Pathways to STEM: FSU, partners work to improve transitions from 2-year colleges to 4-year universities

FSU transfer students
Prospective transfer students participate in a recent Florida State University forum.

Florida State University is part of a nationwide cohort of institutions that have received an $8.8 million grant from the prestigious Howard Hughes Medical Institute to develop  more inclusive pathways from community college programs to four-year universities.

The award, part of the institute’s Inclusive Excellence 3 initiative (IE3), will fund FSU research on improving relationships between two-year colleges and four-year universities and easing the transfer process, particularly for STEM students.

FSU’s Department of Biological Science — part of the College of Arts and Sciences — has partnered with Tallahassee Community College (TCC) to identify the needs of community college students wishing to transfer to four-year universities and pinpoint specific obstacles they face in that process.

Professor of Biological Science Nora Underwood is one of the program directors for the award, and her work was instrumental in securing funding.
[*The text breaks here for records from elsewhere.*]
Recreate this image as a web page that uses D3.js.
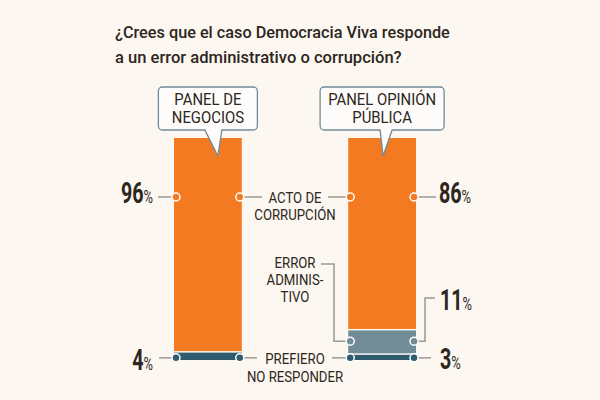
<!DOCTYPE html>
<html lang="es">
<head>
<meta charset="UTF-8">
<title>Democracia Viva</title>
<script src="https://d3js.org/d3.v7.min.js"></script>
<style>
  html, body { margin: 0; padding: 0; background: #fcf7f1; }
  svg { display: block; font-family: Roboto, "Noto Sans", sans-serif; }
</style>
</head>
<body>
<div id="chart"></div>
<script>
// datos
const panels = ["PANEL DE NEGOCIOS", "PANEL OPINIÓN PÚBLICA"];
const panelLines = [["PANEL DE", "NEGOCIOS"], ["PANEL OPINIÓN", "PÚBLICA"]];
const corrupcion = [96, 86];
const errorAdm = [0, 11];
const noResponde = [4, 3];
const titleLines = ["¿Crees que el caso Democracia Viva responde", "a un error administrativo o corrupción?"];

const W = 600, H = 400;
const ink = "#2d261c", lineCol = "#9b9892";
const cOrange = "#f47a21", cGray = "#718b97", cDark = "#2f5b6f";

const svg = d3.select("#chart").append("svg").attr("width", W).attr("height", H);
svg.append("rect").attr("width", W).attr("height", H).attr("fill", "#fcf7f1");

const x = d3.scaleBand().domain(panels).range([174, 416]).paddingInner(0.611).paddingOuter(0);
const y = d3.scaleLinear().domain([0, 100]).range([360, 138]);

// texto con escala horizontal (fuente condensada)
function label(g, px, py, str, o) {
  const t = g.append("g").attr("transform", `translate(${px},${py}) scale(${o.sx || 1},1)`)
    .append("text")
    .attr("text-anchor", o.anchor || "start")
    .attr("font-size", o.size)
    .attr("font-weight", o.weight || 400)
    .attr("fill", o.fill || ink)
    .text(str);
  return t;
}
function pct(g, px, py, v, anchor) {
  const t = g.append("g").attr("transform", `translate(${px},${py}) scale(0.68,1)`)
    .append("text").attr("text-anchor", anchor).attr("fill", ink);
  t.append("tspan").attr("font-size", 29).attr("font-weight", 700).text(v);
  t.append("tspan").attr("font-size", 19).attr("font-weight", 400).text("%");
}

// título (ancho ajustado a la referencia)
const titleW = [335, 287];
titleLines.forEach((s, i) => {
  const t = svg.append("text").attr("x", 115).attr("y", 38 + i * 25)
    .attr("font-size", 17).attr("font-weight", 500).attr("fill", ink).text(s);
  const k = titleW[i] / t.node().getComputedTextLength();
  t.attr("transform", `translate(115,0) scale(${k},1) translate(-115,0)`);
});

// barras
const stacks = panels.map((p, i) => [
  { key: "corr", v0: noResponde[i] + errorAdm[i], v1: 100, color: cOrange },
  { key: "err", v0: noResponde[i], v1: noResponde[i] + errorAdm[i], color: cGray },
  { key: "nr", v0: 0, v1: noResponde[i], color: cDark }
].filter(d => d.v1 > d.v0).map(d => ({ ...d, panel: p, idx: i })));

const bars = svg.append("g");
stacks.forEach(segs => {
  bars.selectAll(null).data(segs).enter().append("rect")
    .attr("x", d => x(d.panel))
    .attr("width", x.bandwidth())
    .attr("y", d => y(d.v1) + (d.v1 < 100 ? 1.5 : 0))
    .attr("height", d => y(d.v0) - y(d.v1) - (d.v1 < 100 ? 1.5 : 0))
    .attr("fill", d => d.color);
});

// bocadillos
panels.forEach((p, i) => {
  const cx = x(p) + x.bandwidth() / 2;
  const bw = i === 0 ? 99 : 124;
  const x0 = cx - bw / 2, x1 = cx + bw / 2, y0 = 87, y1 = 130, r = 4;
  const pL = i === 0 ? cx - 3 : cx - 2;
  const pR = i === 0 ? cx + 14 : cx + 10;
  const tip = i === 0 ? cx + 10 : cx + 1;
  const path = d3.path();
  path.moveTo(x0 + r, y0);
  path.lineTo(x1 - r, y0); path.arcTo(x1, y0, x1, y0 + r, r);
  path.lineTo(x1, y1 - r); path.arcTo(x1, y1, x1 - r, y1, r);
  path.lineTo(pR, y1); path.lineTo(tip, 156); path.lineTo(pL, y1);
  path.lineTo(x0 + r, y1); path.arcTo(x0, y1, x0, y1 - r, r);
  path.lineTo(x0, y0 + r); path.arcTo(x0, y0, x0 + r, y0, r);
  path.closePath();
  svg.append("path").attr("d", path.toString())
    .attr("fill", "#fdfcfa").attr("stroke", cGray).attr("stroke-width", 1.3);
  panelLines[i].forEach((s, j) => label(svg, cx, 105 + j * 18, s, { size: 16, sx: 0.93, anchor: "middle" }));
});

// conectores y puntos
const lines = svg.append("g").attr("fill", "none").attr("stroke", lineCol).attr("stroke-width", 1.5);
const ln = d3.line();
const lx = x(panels[0]), rx = x(panels[0]) + x.bandwidth();
const lx2 = x(panels[1]), rx2 = x(panels[1]) + x.bandwidth();
const yCorr = 197;
const yErr = (y(noResponde[1]) + y(noResponde[1] + errorAdm[1])) / 2;
const yNr = y(noResponde[1]) + 4.5;
const mid = (rx + lx2) / 2;

[
  [[158, yCorr], [lx, yCorr]],
  [[rx, yCorr], [mid - 33, yCorr]],
  [[mid + 33, yCorr], [lx2, yCorr]],
  [[rx2, yCorr], [rx2 + 20, yCorr]],
  [[mid + 26, 264], [mid + 39, 264], [mid + 39, yErr], [lx2, yErr]],
  [[rx2, yErr], [rx2 + 9, yErr], [rx2 + 9, 298], [rx2 + 19, 298]],
  [[159, yNr], [lx, yNr]],
  [[rx, yNr], [mid - 38, yNr]],
  [[mid + 37, yNr], [lx2, yNr]],
  [[rx2, yNr], [rx2 + 15, yNr]]
].forEach(pts => lines.append("path").attr("d", ln(pts)));

const dots = [
  [lx + 2, yCorr, cOrange], [rx - 2, yCorr, cOrange],
  [lx2 + 2, yCorr, cOrange], [rx2 - 2, yCorr, cOrange],
  [lx2 + 2, yErr, cGray], [rx2 - 2, yErr, cGray],
  [lx + 2, yNr, cDark], [rx - 2, yNr, cDark],
  [lx2 + 2, yNr, cDark], [rx2 - 2, yNr, cDark]
];
svg.append("g").selectAll("circle").data(dots).enter().append("circle")
  .attr("cx", d => d[0]).attr("cy", d => d[1]).attr("r", 4)
  .attr("fill", d => d[2]).attr("stroke", "#fff").attr("stroke-width", 1.5);

// etiquetas de categorías
const lab = { size: 15, sx: 0.88, anchor: "middle" };
label(svg, mid, 203, "ACTO DE", lab);
label(svg, mid, 220, "CORRUPCIÓN", lab);
label(svg, mid, 268, "ERROR", lab);
label(svg, mid, 285, "ADMINIS-", lab);
label(svg, mid, 302, "TIVO", lab);
label(svg, mid, 364, "PREFIERO", lab);
label(svg, mid, 382, "NO RESPONDER", lab);

// porcentajes
pct(svg, 153, 203, corrupcion[0], "end");
pct(svg, 153, 370, noResponde[0], "end");
pct(svg, 439, 203, corrupcion[1], "start");
pct(svg, 440, 310, errorAdm[1], "start");
pct(svg, 440, 369, noResponde[1], "start");
</script>
</body>
</html>
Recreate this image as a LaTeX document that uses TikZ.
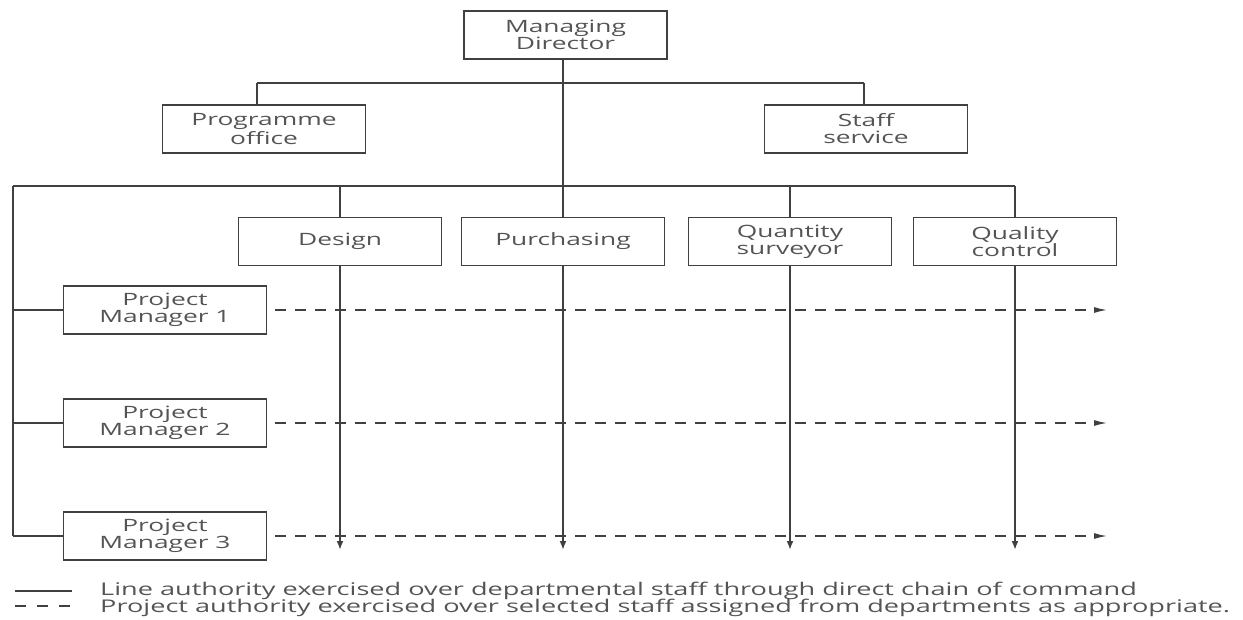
\documentclass[tikz,border=0pt]{standalone}
\usepackage{fontspec}
\setmainfont{Open Sans}[FakeStretch=1.55]
\usetikzlibrary{arrows.meta}
\definecolor{ink}{gray}{0.25}
\definecolor{txt}{gray}{0.33}
\begin{document}
\begin{tikzpicture}[x=1pt,y=-1pt,
  box/.style={draw=ink, line width=1.3pt, minimum width=203pt, minimum height=48pt,
    inner sep=0pt, align=center, text=txt, font=\fontsize{17}{17}\selectfont},
  link/.style={draw=ink, line width=1.3pt},
  drop/.style={draw=ink, line width=1.8pt},
  down/.style={drop, -{Latex[length=9pt,width=7pt]}},
  proj/.style={draw=ink, line width=1.3pt, dash pattern=on 11pt off 9pt},
  projarrow/.style={proj, -{Latex[length=13pt,width=6pt]}},
  legendtxt/.style={text=txt, font=\fontsize{17.5}{18}\selectfont, anchor=base west, inner sep=0pt}]
\useasboundingbox (0,0) rectangle (1243,619);

% boxes
\node[box] (md)  at (565.5,35)  {Managing\\Director};
\node[box] (po)  at (264,129)   {Programme\\office};
\node[box] (ss)  at (866,129)   {Staff\\service};
\node[box] (des) at (340,241.5) {Design};
\node[box] (pur) at (563,241.5)   {Purchasing};
\node[box] (qs)  at (790,241.5)   {Quantity\\surveyor};
\node[box] (qc)  at (1015,241.5)  {Quality\\control};
\node[box] (pm1) at (165,310) {Project\\Manager 1};
\node[box] (pm2) at (165,423) {Project\\Manager 2};
\node[box] (pm3) at (165,536) {Project\\Manager 3};

% junction points
\coordinate (poT) at (257,83);
\coordinate (ssT) at (864,83);
\coordinate (row) at (563,186);
\coordinate (rowL) at (13,186);
\coordinate (bottom) at (0,550);
\coordinate (tipx) at (1107,0);

% staff level
\draw[link] (poT) -- (ssT);
\draw[drop] (po.north -| poT) -- (poT);
\draw[drop] (ss.north -| ssT) -- (ssT);

% department row
\draw[link] (rowL) -- (row -| qc.north);

% project authority (dashed)
\foreach \p in {pm1,pm2,pm3}{
  \draw[projarrow] ([xshift=8pt]\p.east) -- (\p.east -| tipx);
  \draw[link] (rowL |- \p.west) -- (\p.west);
}
\draw[drop] (rowL) -- (rowL |- pm3.west);

% line authority
\draw[drop] (md.south -| pur.north) -- (pur.north);
\foreach \d in {des,qs,qc}{
  \draw[drop] (row -| \d.north) -- (\d.north);
}
\foreach \d in {des,pur,qs,qc}{
  \draw[down] (\d.south) -- (\d.south |- bottom);
}

% legend
\coordinate (la) at (15,591);
\coordinate (lb) at (72,591);
\coordinate (lc) at (15,606);
\coordinate (ld) at (72,606);
\draw[link] (la) -- (lb);
\draw[proj, dash pattern=on 11pt off 11pt] (lc) -- (ld);
\node[legendtxt] (leg1) at (100,595) {Line authority exercised over departmental staff through direct chain of command};
\node[legendtxt] (leg2) at (100,612) {Project authority exercised over selected staff assigned from departments as appropriate.};
\end{tikzpicture}
\end{document}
“Community college is an important pathway for students from diverse backgrounds to access the benefits of higher education and to enter STEM fields,” Underwood said. “We were motivated to apply for this grant to increase accessibility to that pathway through collaboration between 2-year and 4-year institutions, making a more holistic effort than just supporting students at one institution. We’re excited that the issue is gaining more attention and that our community has the opportunity to play a role in reducing the barriers to STEM education, both locally and nationally.”

HHMI’s Inclusive Excellence initiative supports institutions as they build their own capacity to foster inclusion for students in the sciences, especially for students who have been historically excluded. In this most recent round, the institute invited finalists from a pre-proposal process to join with other universities to form Learning Community Clusters, or LCCs. This resulted in 104 institutions forming seven LCCs.

FSU’s LCC, the IMPACT STEM Transfer Network, has 15 member universities, including FSU. The $8.8 million will be divided among the institutions to fund their respective parts of the project.

FSU students played a part in the proposal phase of the process and will continue to support the research over the next six years. Penelope Ales, a doctoral student pursuing a degree in ecology and evolution, brings personal experience as a transfer student to her work on the IE3 challenge.

“As a transfer student, my research experience did not begin until near the end of my undergraduate career,” Ales said. “I really loved it, and I think creating the opportunity for transfer students to get those experiences earlier on is important.”

Underwood and FSU’s LCC have worked closely with TCC to identify the needs of community college students looking to transfer to universities to continue their education and pursue research opportunities.

TCC Professor of Biology David McNutt, a former doctoral student of Underwood’s, helped with the proposal stage of IE3 and will continue to work with FSU on this project.

“What’s been enlightening about this process is seeing that transfer students from TCC are doing very well when they get to FSU,” McNutt said. “In fact, their success rates at FSU after they transfer are very similar to those of students who start at FSU as freshmen. While this is promising, we are realizing there are still barriers preventing TCC students from making it to FSU.”

Though many universities have good resources through the Office of Transfer Student Services, McNutt noticed that many of his students still need a nudge to seek these out. In one of his courses, he gives an assignment that requires students to research admissions resources at FSU and other universities as preparation for an eventual transfer.

Underwood, Ales and McNutt plan to use their research in combination with a variety of initiatives to combat these barriers to successful transfer from community colleges to universities.

“I’m proud that people at FSU and TCC are so dedicated to doing this work,” Underwood said. “At a local level, we want the transfer process to become easier and more effective for students coming from TCC to FSU. On a broader level, we’re excited to be able to inform transfer experiences at different institutions and learn from the other award recipients.”